Goal:
Below is a set of records. Repeat all of them exactly.

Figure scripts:
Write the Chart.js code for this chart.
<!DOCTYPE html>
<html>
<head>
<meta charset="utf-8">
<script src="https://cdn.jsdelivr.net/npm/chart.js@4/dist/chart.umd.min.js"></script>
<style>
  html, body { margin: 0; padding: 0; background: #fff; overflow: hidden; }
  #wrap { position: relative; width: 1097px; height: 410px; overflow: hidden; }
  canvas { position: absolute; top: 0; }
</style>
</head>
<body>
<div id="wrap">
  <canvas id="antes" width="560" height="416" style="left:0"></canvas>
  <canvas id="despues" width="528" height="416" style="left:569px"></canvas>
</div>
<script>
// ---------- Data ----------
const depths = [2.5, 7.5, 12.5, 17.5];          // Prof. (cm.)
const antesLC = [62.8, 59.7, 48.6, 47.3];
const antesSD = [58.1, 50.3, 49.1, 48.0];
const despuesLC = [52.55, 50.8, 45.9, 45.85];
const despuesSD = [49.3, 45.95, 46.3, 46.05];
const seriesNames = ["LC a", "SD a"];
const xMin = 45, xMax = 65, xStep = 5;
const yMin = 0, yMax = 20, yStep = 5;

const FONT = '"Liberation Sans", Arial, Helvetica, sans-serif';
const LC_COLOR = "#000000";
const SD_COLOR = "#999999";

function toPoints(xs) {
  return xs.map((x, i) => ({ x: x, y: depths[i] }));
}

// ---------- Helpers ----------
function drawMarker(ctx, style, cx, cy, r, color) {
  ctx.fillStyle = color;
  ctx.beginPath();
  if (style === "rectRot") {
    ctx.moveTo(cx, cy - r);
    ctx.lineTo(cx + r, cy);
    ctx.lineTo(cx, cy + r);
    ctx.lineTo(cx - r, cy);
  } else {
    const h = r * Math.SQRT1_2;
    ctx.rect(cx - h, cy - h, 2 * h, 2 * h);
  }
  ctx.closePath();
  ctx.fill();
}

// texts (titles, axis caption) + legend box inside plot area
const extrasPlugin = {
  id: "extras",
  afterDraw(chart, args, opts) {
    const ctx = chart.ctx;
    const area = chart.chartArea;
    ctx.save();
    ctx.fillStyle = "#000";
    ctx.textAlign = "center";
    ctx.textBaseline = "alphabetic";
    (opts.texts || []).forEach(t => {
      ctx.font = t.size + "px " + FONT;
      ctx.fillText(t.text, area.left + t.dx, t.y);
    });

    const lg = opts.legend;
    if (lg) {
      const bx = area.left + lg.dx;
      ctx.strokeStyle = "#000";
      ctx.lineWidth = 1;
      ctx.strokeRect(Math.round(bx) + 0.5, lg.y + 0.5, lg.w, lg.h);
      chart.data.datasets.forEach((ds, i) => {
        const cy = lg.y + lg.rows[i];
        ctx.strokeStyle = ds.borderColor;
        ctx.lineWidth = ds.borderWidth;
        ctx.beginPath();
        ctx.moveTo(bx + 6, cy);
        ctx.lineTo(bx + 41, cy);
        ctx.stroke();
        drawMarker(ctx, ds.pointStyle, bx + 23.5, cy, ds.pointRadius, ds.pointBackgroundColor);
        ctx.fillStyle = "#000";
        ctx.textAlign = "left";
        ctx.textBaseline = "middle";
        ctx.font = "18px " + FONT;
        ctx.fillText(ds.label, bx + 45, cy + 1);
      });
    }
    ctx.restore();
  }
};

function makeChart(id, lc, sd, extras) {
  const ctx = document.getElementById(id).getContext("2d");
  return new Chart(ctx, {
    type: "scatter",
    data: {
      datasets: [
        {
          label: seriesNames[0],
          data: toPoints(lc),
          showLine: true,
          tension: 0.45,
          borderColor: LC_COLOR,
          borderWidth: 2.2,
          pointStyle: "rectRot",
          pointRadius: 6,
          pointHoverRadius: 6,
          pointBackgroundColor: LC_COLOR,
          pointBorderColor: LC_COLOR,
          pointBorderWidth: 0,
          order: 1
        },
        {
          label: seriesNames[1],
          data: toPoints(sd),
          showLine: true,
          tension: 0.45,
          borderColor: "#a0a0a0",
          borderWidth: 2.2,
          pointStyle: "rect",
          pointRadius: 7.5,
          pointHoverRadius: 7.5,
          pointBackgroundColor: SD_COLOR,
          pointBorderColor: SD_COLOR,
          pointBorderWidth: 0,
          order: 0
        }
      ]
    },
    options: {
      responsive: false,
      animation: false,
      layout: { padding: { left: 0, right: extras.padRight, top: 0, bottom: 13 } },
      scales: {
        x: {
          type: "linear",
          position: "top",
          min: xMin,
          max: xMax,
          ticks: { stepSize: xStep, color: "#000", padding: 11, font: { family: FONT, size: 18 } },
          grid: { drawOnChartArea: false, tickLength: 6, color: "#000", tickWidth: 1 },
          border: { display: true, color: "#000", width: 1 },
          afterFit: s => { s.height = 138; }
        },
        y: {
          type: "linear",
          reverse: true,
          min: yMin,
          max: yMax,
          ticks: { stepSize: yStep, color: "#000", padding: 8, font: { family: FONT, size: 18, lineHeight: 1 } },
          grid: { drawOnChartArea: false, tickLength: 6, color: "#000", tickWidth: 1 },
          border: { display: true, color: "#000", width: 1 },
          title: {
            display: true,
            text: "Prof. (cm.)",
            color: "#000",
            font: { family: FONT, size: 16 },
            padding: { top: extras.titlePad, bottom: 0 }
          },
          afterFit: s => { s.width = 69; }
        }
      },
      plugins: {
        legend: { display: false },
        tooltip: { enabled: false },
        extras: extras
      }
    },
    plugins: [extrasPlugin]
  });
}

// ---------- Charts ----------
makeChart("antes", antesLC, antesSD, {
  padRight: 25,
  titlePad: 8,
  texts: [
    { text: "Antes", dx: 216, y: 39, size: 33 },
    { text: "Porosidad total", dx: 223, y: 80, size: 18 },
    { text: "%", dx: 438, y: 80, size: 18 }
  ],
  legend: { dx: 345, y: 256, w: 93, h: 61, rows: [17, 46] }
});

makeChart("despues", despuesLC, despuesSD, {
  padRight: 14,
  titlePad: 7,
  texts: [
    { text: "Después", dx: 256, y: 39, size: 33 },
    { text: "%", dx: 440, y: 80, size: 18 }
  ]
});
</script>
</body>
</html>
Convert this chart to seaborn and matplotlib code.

Reply:
Write the Chart.js code for this chart.
<!DOCTYPE html>
<html>
<head>
<meta charset="utf-8">
<script src="https://cdn.jsdelivr.net/npm/chart.js@4/dist/chart.umd.min.js"></script>
<style>
  html, body { margin: 0; padding: 0; background: #fff; overflow: hidden; }
  #wrap { position: relative; width: 1097px; height: 410px; overflow: hidden; }
  canvas { position: absolute; top: 0; }
</style>
</head>
<body>
<div id="wrap">
  <canvas id="antes" width="560" height="416" style="left:0"></canvas>
  <canvas id="despues" width="528" height="416" style="left:569px"></canvas>
</div>
<script>
// ---------- Data ----------
const depths = [2.5, 7.5, 12.5, 17.5];          // Prof. (cm.)
const antesLC = [62.8, 59.7, 48.6, 47.3];
const antesSD = [58.1, 50.3, 49.1, 48.0];
const despuesLC = [52.55, 50.8, 45.9, 45.85];
const despuesSD = [49.3, 45.95, 46.3, 46.05];
const seriesNames = ["LC a", "SD a"];
const xMin = 45, xMax = 65, xStep = 5;
const yMin = 0, yMax = 20, yStep = 5;

const FONT = '"Liberation Sans", Arial, Helvetica, sans-serif';
const LC_COLOR = "#000000";
const SD_COLOR = "#999999";

function toPoints(xs) {
  return xs.map((x, i) => ({ x: x, y: depths[i] }));
}

// ---------- Helpers ----------
function drawMarker(ctx, style, cx, cy, r, color) {
  ctx.fillStyle = color;
  ctx.beginPath();
  if (style === "rectRot") {
    ctx.moveTo(cx, cy - r);
    ctx.lineTo(cx + r, cy);
    ctx.lineTo(cx, cy + r);
    ctx.lineTo(cx - r, cy);
  } else {
    const h = r * Math.SQRT1_2;
    ctx.rect(cx - h, cy - h, 2 * h, 2 * h);
  }
  ctx.closePath();
  ctx.fill();
}

// texts (titles, axis caption) + legend box inside plot area
const extrasPlugin = {
  id: "extras",
  afterDraw(chart, args, opts) {
    const ctx = chart.ctx;
    const area = chart.chartArea;
    ctx.save();
    ctx.fillStyle = "#000";
    ctx.textAlign = "center";
    ctx.textBaseline = "alphabetic";
    (opts.texts || []).forEach(t => {
      ctx.font = t.size + "px " + FONT;
      ctx.fillText(t.text, area.left + t.dx, t.y);
    });

    const lg = opts.legend;
    if (lg) {
      const bx = area.left + lg.dx;
      ctx.strokeStyle = "#000";
      ctx.lineWidth = 1;
      ctx.strokeRect(Math.round(bx) + 0.5, lg.y + 0.5, lg.w, lg.h);
      chart.data.datasets.forEach((ds, i) => {
        const cy = lg.y + lg.rows[i];
        ctx.strokeStyle = ds.borderColor;
        ctx.lineWidth = ds.borderWidth;
        ctx.beginPath();
        ctx.moveTo(bx + 6, cy);
        ctx.lineTo(bx + 41, cy);
        ctx.stroke();
        drawMarker(ctx, ds.pointStyle, bx + 23.5, cy, ds.pointRadius, ds.pointBackgroundColor);
        ctx.fillStyle = "#000";
        ctx.textAlign = "left";
        ctx.textBaseline = "middle";
        ctx.font = "18px " + FONT;
        ctx.fillText(ds.label, bx + 45, cy + 1);
      });
    }
    ctx.restore();
  }
};

function makeChart(id, lc, sd, extras) {
  const ctx = document.getElementById(id).getContext("2d");
  return new Chart(ctx, {
    type: "scatter",
    data: {
      datasets: [
        {
          label: seriesNames[0],
          data: toPoints(lc),
          showLine: true,
          tension: 0.45,
          borderColor: LC_COLOR,
          borderWidth: 2.2,
          pointStyle: "rectRot",
          pointRadius: 6,
          pointHoverRadius: 6,
          pointBackgroundColor: LC_COLOR,
          pointBorderColor: LC_COLOR,
          pointBorderWidth: 0,
          order: 1
        },
        {
          label: seriesNames[1],
          data: toPoints(sd),
          showLine: true,
          tension: 0.45,
          borderColor: "#a0a0a0",
          borderWidth: 2.2,
          pointStyle: "rect",
          pointRadius: 7.5,
          pointHoverRadius: 7.5,
          pointBackgroundColor: SD_COLOR,
          pointBorderColor: SD_COLOR,
          pointBorderWidth: 0,
          order: 0
        }
      ]
    },
    options: {
      responsive: false,
      animation: false,
      layout: { padding: { left: 0, right: extras.padRight, top: 0, bottom: 13 } },
      scales: {
        x: {
          type: "linear",
          position: "top",
          min: xMin,
          max: xMax,
          ticks: { stepSize: xStep, color: "#000", padding: 11, font: { family: FONT, size: 18 } },
          grid: { drawOnChartArea: false, tickLength: 6, color: "#000", tickWidth: 1 },
          border: { display: true, color: "#000", width: 1 },
          afterFit: s => { s.height = 138; }
        },
        y: {
          type: "linear",
          reverse: true,
          min: yMin,
          max: yMax,
          ticks: { stepSize: yStep, color: "#000", padding: 8, font: { family: FONT, size: 18, lineHeight: 1 } },
          grid: { drawOnChartArea: false, tickLength: 6, color: "#000", tickWidth: 1 },
          border: { display: true, color: "#000", width: 1 },
          title: {
            display: true,
            text: "Prof. (cm.)",
            color: "#000",
            font: { family: FONT, size: 16 },
            padding: { top: extras.titlePad, bottom: 0 }
          },
          afterFit: s => { s.width = 69; }
        }
      },
      plugins: {
        legend: { display: false },
        tooltip: { enabled: false },
        extras: extras
      }
    },
    plugins: [extrasPlugin]
  });
}

// ---------- Charts ----------
makeChart("antes", antesLC, antesSD, {
  padRight: 25,
  titlePad: 8,
  texts: [
    { text: "Antes", dx: 216, y: 39, size: 33 },
    { text: "Porosidad total", dx: 223, y: 80, size: 18 },
    { text: "%", dx: 438, y: 80, size: 18 }
  ],
  legend: { dx: 345, y: 256, w: 93, h: 61, rows: [17, 46] }
});

makeChart("despues", despuesLC, despuesSD, {
  padRight: 14,
  titlePad: 7,
  texts: [
    { text: "Después", dx: 256, y: 39, size: 33 },
    { text: "%", dx: 440, y: 80, size: 18 }
  ]
});
</script>
</body>
</html>
Convert this chart to seaborn and matplotlib code.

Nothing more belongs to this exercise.